- Coordinates: 39°01′25″N 091°58′47″W﻿ / ﻿39.02361°N 91.97972°W
- Country: United States
- State: Missouri
- County: Callaway

Area
- • Total: 38.45 sq mi (99.58 km^{2})
- • Land: 38.3 sq mi (99.2 km^{2})
- • Water: 0.15 sq mi (0.38 km^{2}) 0.38%
- Elevation: 915 ft (279 m)

Population (2010)
- • Total: 840
- • Density: 22/sq mi (8.5/km^{2})
- FIPS code: 29-41996

= Liberty Township, Callaway County, Missouri =

Township in the American state of Missouri

Liberty Township is one of eighteen townships in Callaway County, Missouri, USA. As of the 2010 census, its population was 840.

==Geography==
Liberty Township today covers an area of 38.45 sqmi, and while containing no incorporated towns, does include the unincorporated settlements of Hatton and Concord. The township includes one cemetery, named Concord, plus the streams of Fourmile Branch and Leeper Branch which are tributaries of Auxvasse Creek to the south.

==History==
Prior to the December 25, 1875 creation of Jackson Township, Liberty Township was much larger, and included the city of Auxvasse and the settlement of McCredie.

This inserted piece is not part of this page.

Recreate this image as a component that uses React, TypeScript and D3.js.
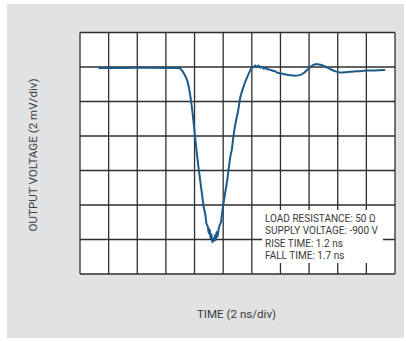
import React from "react";
import * as d3 from "d3";

// Time in divisions (2 ns/div), voltage in divisions (2 mV/div)
const traceX = [0.67, 1.5, 2.5, 3.2, 3.39, 3.5, 3.57, 3.65, 3.74, 3.83, 3.92, 4.03, 4.1, 4.18, 4.25, 4.32, 4.38, 4.42, 4.46, 4.5, 4.53, 4.56, 4.59, 4.62, 4.65, 4.68, 4.71, 4.74, 4.77, 4.8, 4.84, 4.88, 4.92, 4.96, 5.05, 5.14, 5.2, 5.25, 5.3, 5.37, 5.45, 5.52, 5.6, 5.68, 5.76, 5.84, 5.92, 6.0, 6.07, 6.12, 6.17, 6.24, 6.3, 6.36, 6.42, 6.48, 6.53, 6.6, 6.7, 6.8, 6.88, 7.1, 7.35, 7.55, 7.7, 7.82, 7.93, 8.05, 8.15, 8.22, 8.3, 8.45, 8.6, 8.74, 8.9, 9.09, 9.3, 9.56, 9.8, 10.02, 10.3, 10.63];
const traceY = [5.97, 5.97, 5.98, 5.97, 5.97, 5.95, 5.89, 5.78, 5.62, 5.28, 4.75, 3.88, 3.35, 2.82, 2.38, 1.95, 1.7, 1.45, 1.38, 1.18, 1.3, 1.03, 1.15, 0.92, 1.02, 0.96, 1.12, 0.98, 1.22, 1.08, 1.3, 1.42, 1.5, 1.76, 2.25, 2.72, 3.1, 3.4, 3.6, 4.07, 4.45, 4.72, 5.13, 5.35, 5.55, 5.71, 5.86, 5.98, 6.0, 6.04, 5.99, 6.04, 5.98, 6.01, 5.95, 5.98, 5.94, 5.93, 5.9, 5.88, 5.84, 5.8, 5.76, 5.75, 5.77, 5.83, 5.91, 6.0, 6.06, 6.08, 6.08, 6.05, 6.0, 5.94, 5.88, 5.84, 5.85, 5.87, 5.88, 5.9, 5.9, 5.91];

const xDivs = d3.range(0, 12);
const yDivs = d3.range(0, 8);

const legendLines = [
  "LOAD RESISTANCE: 50 Ω",
  "SUPPLY VOLTAGE: -900 V",
  "RISE TIME: 1.2 ns",
  "FALL TIME: 1.7 ns",
];

const xLabel = "TIME (2 ns/div)";
const yLabel = "OUTPUT VOLTAGE (2 mV/div)";

export default function App() {
  const W = 406;
  const H = 341;
  const left = 80, right = 395, top = 32.5, bottom = 274;
  const x = d3.scaleLinear().domain([0, 11]).range([left, right]);
  const y = d3.scaleLinear().domain([0, 7]).range([bottom, top]);
  const pts: [number, number][] = traceX.map((v, i) => [v, traceY[i]]);
  const line = d3
    .line<[number, number]>()
    .x((d) => x(d[0]))
    .y((d) => y(d[1]))
    .curve(d3.curveCatmullRom.alpha(0.5));

  const font = "Roboto, 'Noto Sans', sans-serif";
  const textColor = "#3a3a3a";
  const gridColor = "#2e2e2e";

  return (
    <svg
      width={W}
      height={H}
      style={{ position: "absolute", left: 0, top: 0, display: "block" }}
    >
      <rect x={0} y={0} width={W} height={H} fill="#ffffff" />
      <rect x={7} y={4} width={397} height={334} fill="#e1e2e4" />
      <rect x={left} y={top} width={right - left} height={bottom - top} fill="#ffffff" />
      {xDivs.map((d) => (
        <line
          key={"vx" + d}
          x1={x(d)}
          x2={x(d)}
          y1={top}
          y2={bottom}
          stroke={gridColor}
          strokeWidth={1.3}
        />
      ))}
      {yDivs.map((d) => (
        <line
          key={"hy" + d}
          x1={left}
          x2={right}
          y1={y(d)}
          y2={y(d)}
          stroke={gridColor}
          strokeWidth={1.3}
        />
      ))}
      <rect x={262} y={210} width={121} height={53} fill="#ffffff" />
      <path
        d={line(pts) || ""}
        fill="none"
        stroke="#1c5a8a"
        strokeWidth={2}
        strokeLinejoin="round"
        strokeLinecap="round"
      />
      {legendLines.map((t, i) => (
        <text
          key={t}
          x={265}
          y={221.8 + i * 12.4}
          fontFamily={font}
          fontSize={10}
          fill={textColor}
        >
          {t}
        </text>
      ))}
      <text
        x={236.5}
        y={317.5}
        textAnchor="middle"
        fontFamily={font}
        fontSize={11.6}
        fill={textColor}
      >
        {xLabel}
      </text>
      <text
        transform={`translate(36.5,155) rotate(-90)`}
        textAnchor="middle"
        fontFamily={font}
        fontSize={11.6}
        fill={textColor}
      >
        {yLabel}
      </text>
    </svg>
  );
}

This is significant for historical and genealogical research.

The map on the 2nd page of the atlas published in 1876 still shows the much larger Liberty Township boundaries, which had just been changed at the end of 1875. Whereas the map from 1930 shows a smaller Liberty Township, which appears to approximate today's boundaries.